Each of the eight attributes is briefly discussed below. The model provides practitioners with a conceptual framework for assessing their organisation’s evolution from tradition to new mind-sets. It should be pointed out that many organisations are in flux between the old and new model, and that although this is a generalised treatment of core issues, there may be other attributes that need to be considered and incorporated in the model.

Core Attributes of the New Employment Relationship

Flexible Employment Casey, Keep, and Mayhew (1999) offer a fourfold definition of employment flexibility. They define flexible employment as either functional, financial, temporal or numerical. Functional flexibility has the capacity to serve the interests of both the worker and organisation. Functional flexibility refers in the ability to transfer labour between tasks and break down job demarcations (Cook, 1998). Various forms of flexible employment offer managers a range of options in structuring and deploying the workforce. Management techniques may including retraining, multi-skilling, motivation and incentive schemes (Greene, 2000) as a ways of achieving competitive advantage in the form of product quality and range, or the reliability of service. An organisation’s commitment to functional flexible employment can be measured by the degree to which there is evidence of the commitment and application of these four management initiatives. The desirability of embracing flexible work practices however needs to be balanced with several potential limitations.

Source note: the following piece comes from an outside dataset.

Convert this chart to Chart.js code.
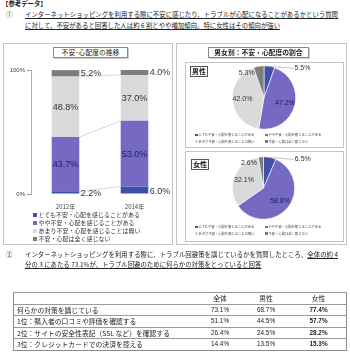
<!DOCTYPE html>
<html><head><meta charset="utf-8">
<script src="https://cdn.jsdelivr.net/npm/chart.js@4.4.1/dist/chart.umd.min.js"></script>
<style>
html,body{margin:0;padding:0;background:#fff;width:350px;height:354px;overflow:hidden;}
body{position:relative;font-family:"Noto Sans CJK JP","Noto Sans",sans-serif;color:#222;}
.a{position:absolute;white-space:nowrap;}
.t{font-size:6.4px;line-height:8px;}
.u{text-decoration:underline;text-underline-offset:1px;text-decoration-thickness:0.5px;}
.just{text-align:justify;text-align-last:justify;}
.box{position:absolute;border:1px solid #c4c4c4;box-sizing:border-box;}
.ttl{position:absolute;border:1px solid #8a8a8a;box-sizing:border-box;font-size:6.8px;line-height:9px;text-align:center;box-shadow:1px 1px 0 #d0d0d0;background:#fff;}
.tag{position:absolute;border:1px solid #555;box-sizing:border-box;font-size:7px;font-weight:bold;line-height:9px;text-align:center;background:#fff;}
canvas{position:absolute;}
#legL{position:absolute;left:33px;top:211px;font-size:6px;line-height:8px;color:#333;}
#legL .sw{display:inline-block;width:4px;height:4px;margin-right:1.5px;vertical-align:0.5px;}
.legP{position:absolute;font-size:3.3px;line-height:6.5px;color:#444;}
.legP .it{position:absolute;white-space:nowrap;}
.legP .sw{display:inline-block;width:2.5px;height:2.5px;margin-right:1px;}
table{position:absolute;left:13px;top:292px;width:334px;border-collapse:collapse;font-size:6.8px;color:#222;border:1px solid #8a8a8a;}
td{height:10.5px;padding:0 0 0 3px;border-top:0.8px solid #9a9a9a;line-height:10px;white-space:nowrap;}
td.n{text-align:center;font-family:"Liberation Sans",Arial,sans-serif;font-size:6.4px;padding:0;}
td.b{font-weight:bold;}
</style></head>
<body>
<div class="a" style="left:2px;top:0px;font-size:6.4px;line-height:8px;font-weight:bold;">【参考データ】</div>
<div class="a t" style="left:6px;top:11px;">①</div>
<div class="a t u just" style="left:25px;top:11px;width:313px;">インターネットショッピングを利用する際に不安に感じたり、トラブルが心配になることがあるかという質問</div>
<div class="a t u" style="left:25px;top:22px;">に対して、不安があると回答した人は約 6 割とやや増加傾向。特に女性はその傾向が強い</div>

<div class="box" style="left:3px;top:43px;width:170px;height:202px;"></div>
<div class="box" style="left:176px;top:43px;width:171px;height:202px;"></div>
<div class="box" style="left:185px;top:62px;width:159px;height:86px;"></div>
<div class="box" style="left:185px;top:151px;width:159px;height:91px;"></div>

<canvas id="bar" width="175" height="152" style="left:0px;top:60px;width:175px;height:152px;"></canvas>
<canvas id="pieM" width="159" height="86" style="left:185px;top:62px;width:159px;height:86px;"></canvas>
<canvas id="pieF" width="159" height="91" style="left:185px;top:151px;width:159px;height:91px;"></canvas>

<div class="ttl" style="left:53px;top:47px;width:75px;height:11px;">不安･心配度の推移</div>
<div class="ttl" style="left:208px;top:47px;width:101px;height:11px;font-weight:bold;">男女別：不安・心配度の割合</div>
<div class="tag" style="left:190px;top:66px;width:18px;height:11px;">男性</div>
<div class="tag" style="left:191px;top:159px;width:18px;height:11px;">女性</div>

<div id="legL"></div>
<div class="legP" id="legM" style="left:195px;top:132px;"></div>
<div class="legP" id="legF" style="left:195px;top:224px;"></div>

<div class="a t" style="left:6px;top:251px;">②</div>
<div class="a t just" style="left:25px;top:251px;width:313px;">インターネットショッピングを利用する際に、トラブル回避策を講じているかを質問したところ、<span class="u">全体の約 4</span></div>
<div class="a t u" style="left:25px;top:261px;">分の 3 にあたる 73.1%が、トラブル回避のために何らかの対策をとっていると回答</div>

<table id="tbl"></table>

<script>
// ---- data ----
const years = ['2012年', '2014年'];
const seriesNames = ['とても不安・心配を感じることがある', 'やや不安・心配を感じることがある', 'あまり不安・心配を感じることは無い', '不安・心配は全く感じない'];
const veryAnxious = [2.2, 6.0];
const somewhatAnxious = [43.7, 53.0];
const notMuchAnxious = [48.8, 37.0];
const notAtAllAnxious = [5.2, 4.0];
const yTickValues = [0, 100];
const maleShares = [5.5, 47.2, 42.0, 5.3];
const femaleShares = [6.5, 58.8, 32.1, 2.6];
const tableHeader = ['', '全体', '男性', '女性'];
const tableLabels = ['何らかの対策を講じている', '1位：購入者の口コミや評価を確認する', '2位：サイトの安全性表記（SSL など）を確認する', '3位：クレジットカードでの決済を控える'];
const totalPct = [73.1, 51.1, 26.4, 14.4];
const malePct = [68.7, 44.5, 24.5, 13.5];
const femalePct = [77.4, 57.7, 28.2, 15.3];

const colors = ['#3e4fac', '#7669c4', '#dadada', '#7c7c7c'];
const NUMFONT = '"Liberation Sans", Arial, sans-serif';

// ---- left legend ----
const legL = document.getElementById('legL');
seriesNames.forEach((n, i) => {
  const d = document.createElement('div');
  d.innerHTML = '<span class="sw" style="background:' + colors[i] + '"></span>' + n;
  legL.appendChild(d);
});
function pieLegend(id) {
  const el = document.getElementById(id);
  const pos = [[0, 0], [70, 0], [0, 6.5], [70, 6.5]];
  seriesNames.forEach((n, i) => {
    const d = document.createElement('div');
    d.className = 'it';
    d.style.left = pos[i][0] + 'px'; d.style.top = pos[i][1] + 'px';
    d.innerHTML = '<span class="sw" style="background:' + colors[i] + '"></span>' + n;
    el.appendChild(d);
  });
}
pieLegend('legM'); pieLegend('legF');

// ---- table ----
const tbl = document.getElementById('tbl');
let html = '<tr>' + tableHeader.map((h, i) => i === 0 ? '<td style="width:182px"></td>' : '<td class="n" style="font-family:inherit;font-size:6.8px">' + h + '</td>').join('') + '</tr>';
tableLabels.forEach((l, r) => {
  html += '<tr><td>' + l + '</td><td class="n" style="width:42px">' + totalPct[r].toFixed(1) + '%</td><td class="n" style="width:50px">' + malePct[r].toFixed(1) + '%</td><td class="n b">' + femalePct[r].toFixed(1) + '%</td></tr>';
});
tbl.innerHTML = html;

// ---- bar chart ----
const barLabelPlugin = {
  id: 'barLabels',
  afterDatasetsDraw(chart) {
    const ctx = chart.ctx;
    ctx.save();
    ctx.textBaseline = 'middle';
    chart.data.datasets.forEach((ds, di) => {
      const meta = chart.getDatasetMeta(di);
      meta.data.forEach((bar, i) => {
        const v = ds.data[i];
        const p = bar.getProps(['x', 'y', 'base', 'width'], true);
        const cy = (p.y + p.base) / 2;
        const txt = v.toFixed(1) + '%';
        ctx.font = '9px ' + NUMFONT;
        if (v < 10) {
          ctx.fillStyle = '#333';
          ctx.textAlign = 'left';
          ctx.fillText(txt, p.x + p.width / 2 + 1.5, cy + (di === 0 ? 1.5 : 0.5));
        } else {
          ctx.fillStyle = di === 1 ? '#20205e' : '#333';
          ctx.textAlign = 'center';
          ctx.fillText(txt, p.x, cy + 0.5);
        }
      });
    });
    ctx.restore();
  }
};
const seriesLinePlugin = {
  id: 'seriesLines',
  beforeDatasetsDraw(chart) {
    const ctx = chart.ctx;
    const ys = chart.scales.y;
    const m0 = chart.getDatasetMeta(0).data;
    ctx.save();
    ctx.strokeStyle = '#c8c8c8';
    ctx.lineWidth = 0.7;
    const n = chart.data.datasets.length;
    for (let k = 0; k < n - 1; k++) {
      let c0 = 0, c1 = 0;
      for (let d = 0; d <= k; d++) { c0 += chart.data.datasets[d].data[0]; c1 += chart.data.datasets[d].data[1]; }
      const b0 = m0[0].getProps(['x', 'width'], true), b1 = m0[1].getProps(['x', 'width'], true);
      ctx.beginPath();
      ctx.moveTo(b0.x + b0.width / 2, ys.getPixelForValue(c0));
      ctx.lineTo(b1.x - b1.width / 2, ys.getPixelForValue(c1));
      ctx.stroke();
    }
    ctx.restore();
  }
};
const stackSeries = [veryAnxious, somewhatAnxious, notMuchAnxious, notAtAllAnxious];
new Chart(document.getElementById('bar'), {
  type: 'bar',
  data: {
    labels: years,
    datasets: stackSeries.map((arr, i) => ({
      label: seriesNames[i], data: arr, backgroundColor: colors[i], borderWidth: 0,
      barPercentage: 0.4, categoryPercentage: 1.0
    }))
  },
  options: {
    responsive: false, animation: false, devicePixelRatio: 1,
    layout: { padding: { top: 10, right: 6, left: 0, bottom: 0 } },
    plugins: { legend: { display: false }, tooltip: { enabled: false } },
    scales: {
      x: {
        stacked: true,
        grid: { display: false },
        border: { display: false },
        ticks: { color: '#444', font: { size: 6, family: '"Noto Sans CJK JP"' }, padding: 1 },
        afterFit(s) { s.height = 18; }
      },
      y: {
        stacked: true, min: 0, max: 100,
        afterBuildTicks(s) { s.ticks = yTickValues.map(v => ({ value: v })); },
        grid: { drawOnChartArea: false, tickLength: 4, color: '#999' },
        border: { display: true, color: '#999', width: 0.8 },
        ticks: { color: '#444', font: { size: 6, family: NUMFONT }, padding: 2, callback: v => v + '%' },
        afterFit(s) { s.width = 31; }
      }
    }
  },
  plugins: [seriesLinePlugin, barLabelPlugin]
});

// ---- pies ----
const pieLabelPlugin = {
  id: 'pieLabels',
  afterDatasetsDraw(chart) {
    const ctx = chart.ctx;
    const data = chart.data.datasets[0].data;
    const meta = chart.getDatasetMeta(0);
    ctx.save();
    ctx.textBaseline = 'middle';
    ctx.font = '7px ' + NUMFONT;
    meta.data.forEach((arc, i) => {
      const p = arc.getProps(['x', 'y', 'startAngle', 'endAngle', 'outerRadius'], true);
      const mid = (p.startAngle + p.endAngle) / 2;
      const r = p.outerRadius;
      const txt = data[i].toFixed(1) + '%';
      if (i === 0) {
        const ex = p.x + r * Math.cos(mid), ey = p.y + r * Math.sin(mid);
        ctx.strokeStyle = '#888'; ctx.lineWidth = 0.5;
        ctx.beginPath(); ctx.moveTo(ex, ey); ctx.lineTo(ex + 24, ey + 2); ctx.stroke();
        ctx.fillStyle = '#333'; ctx.textAlign = 'left';
        ctx.fillText(txt, ex + 25, ey + 2);
      } else if (i === 3) {
        const ex = p.x + r * 1.02 * Math.cos(mid), ey = p.y + r * 1.02 * Math.sin(mid);
        ctx.fillStyle = '#333'; ctx.textAlign = 'right';
        ctx.fillText(txt, ex - 4, ey + 7);
      } else {
        const lx = p.x + r * 0.68 * Math.cos(mid), ly = p.y + r * 0.68 * Math.sin(mid);
        ctx.fillStyle = i === 1 ? '#20205e' : '#333'; ctx.textAlign = 'center';
        ctx.fillText(txt, lx, ly);
      }
    });
    ctx.restore();
  }
};
function makePie(id, values, pad) {
  new Chart(document.getElementById(id), {
    type: 'pie',
    data: { labels: seriesNames, datasets: [{ data: values, backgroundColor: colors, borderColor: '#fff', borderWidth: 0.6 }] },
    options: {
      responsive: false, animation: false, devicePixelRatio: 1,
      layout: { padding: pad },
      plugins: { legend: { display: false }, tooltip: { enabled: false } }
    },
    plugins: [pieLabelPlugin]
  });
}
makePie('pieM', maleShares, { top: 3.5, bottom: 18.5, left: 15, right: 16 });
makePie('pieF', femaleShares, { top: 5.5, bottom: 22.5, left: 15, right: 17 });
</script>
</body></html>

From the perspective of workers, there are both positive and negative forms of flexibility, which relate to questions of who defines it, in whose interests it operates, and what skills and negotiating power workers’ possess to negotiate terms and conditions (Cook, 1998). Although organisations are confronted with a potentially wide range of alternatives, in reality their real choices will tend to be constrained by a range of pressures, government policy, social norms and pressures, competition, training structures and work organisation (Casey et al, 1999). The implementation of any given form of flexibility within a particular organisation or work setting is dependent upon a these and perhaps other variables.

“Enterprise flexibility” (Casey et al, 1999), however, does not necessarily have to mean the same thing as deregulation or casualisation. Apart from external factors, how flexibility plays out in any given situation will be heavily contingent upon particular managerial policies and approaches to its use. Flexible forms of employment do not have to be used primarily as a cost-cutting device, despite research suggesting that in many organisations flexibility is synonymous with deregulation and the opportunity to cut labour costs (NACAB, 1997).

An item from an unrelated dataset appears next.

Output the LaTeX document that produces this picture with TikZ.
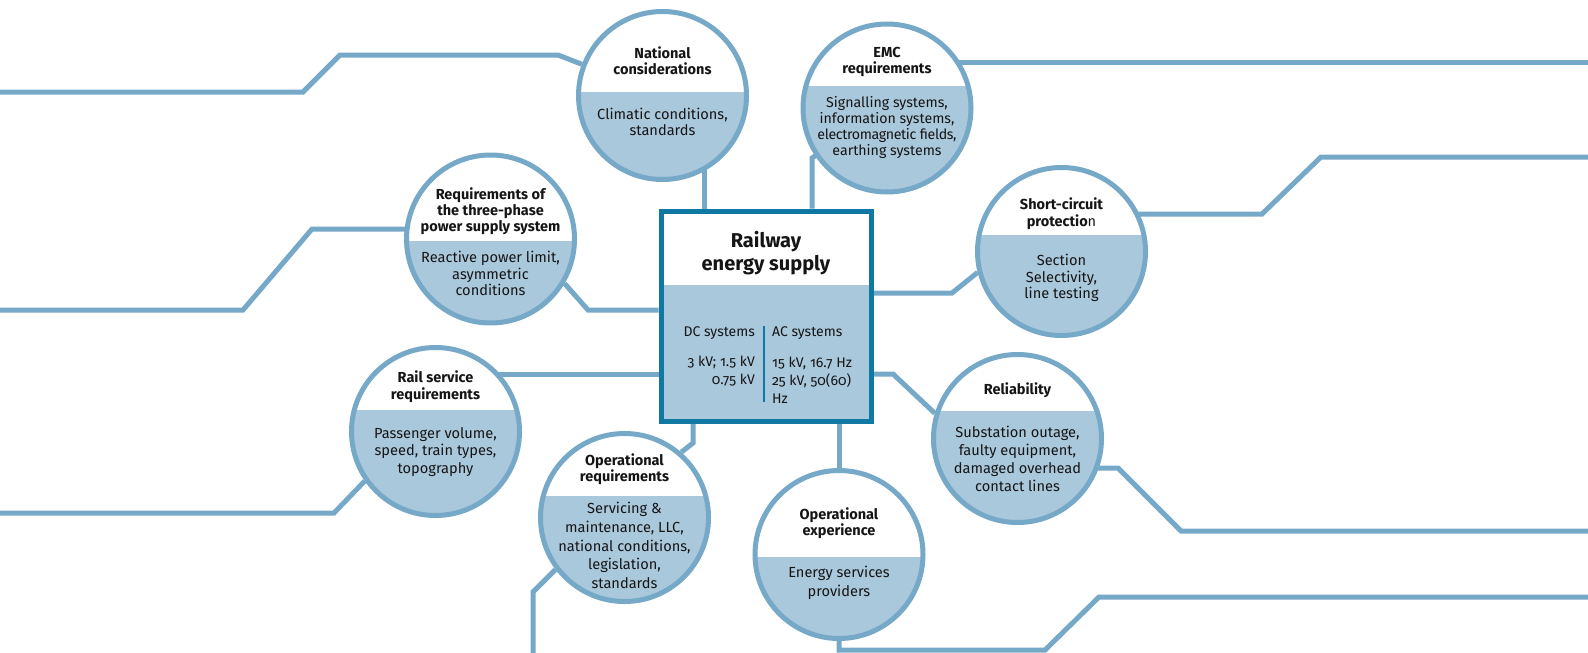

On the other hand, the implementation of flexible employment strategies can create opportunities for workers to gain a broad range of inter- and intra-departmental skills beyond the narrow confines of their initial job description. Moreover, the new information economy places a premium on the worker’s ability to move from a job in one organisation to another, to learn new jobs in the same company, to do several different types of tasks in the same day and to adjust quickly to several different kinds of employment cultures and different group situations. Organisations can, at the same time, become more maneuverable. In short, functionally flexible workers enhance their employability in the marketplace and organisations remain pliable to meet the demands of a rapidly changing marketplace.

Customer-focus One of several challenges managers face in implementing customer-focused strategies in organisations is overcoming role conflict for customer workers. Theoretically, role conflict, a likely consequence of all forms of customer work, occurs for an actor when the actor perceives that the set of demands from two or more constituencies to which an actor is held accountable (a) are incompatible or inconsistent with one another in such a way as both sets cannot be met and (b) are simultaneously pressed on the actor (Heiss, 1990; Katz & Khan, 1966; Merton, 1968). Troyer, Mueller, and Osinsky (2000) content that customer workers are open to experiencing role conflict because they are often confronted with competing demands from the two constituencies (i.e., the organisation and the customers) due of their unique “boundary spanning role” (Adams, 1976).

Customer work under the traditional employment relationship places employees in the unique position of answering to two bosses, the organisation and the customer. Although not formally designated as a superior, the customer nonetheless represents an additional set of interests and demands to which the customer worker must respond. Figure I illustrates the unique position the boundary spanning role of the customer worker and the potential for conflict between the needs and expectations of the customer on the one hand and the organisation’s policies and procedures on the other.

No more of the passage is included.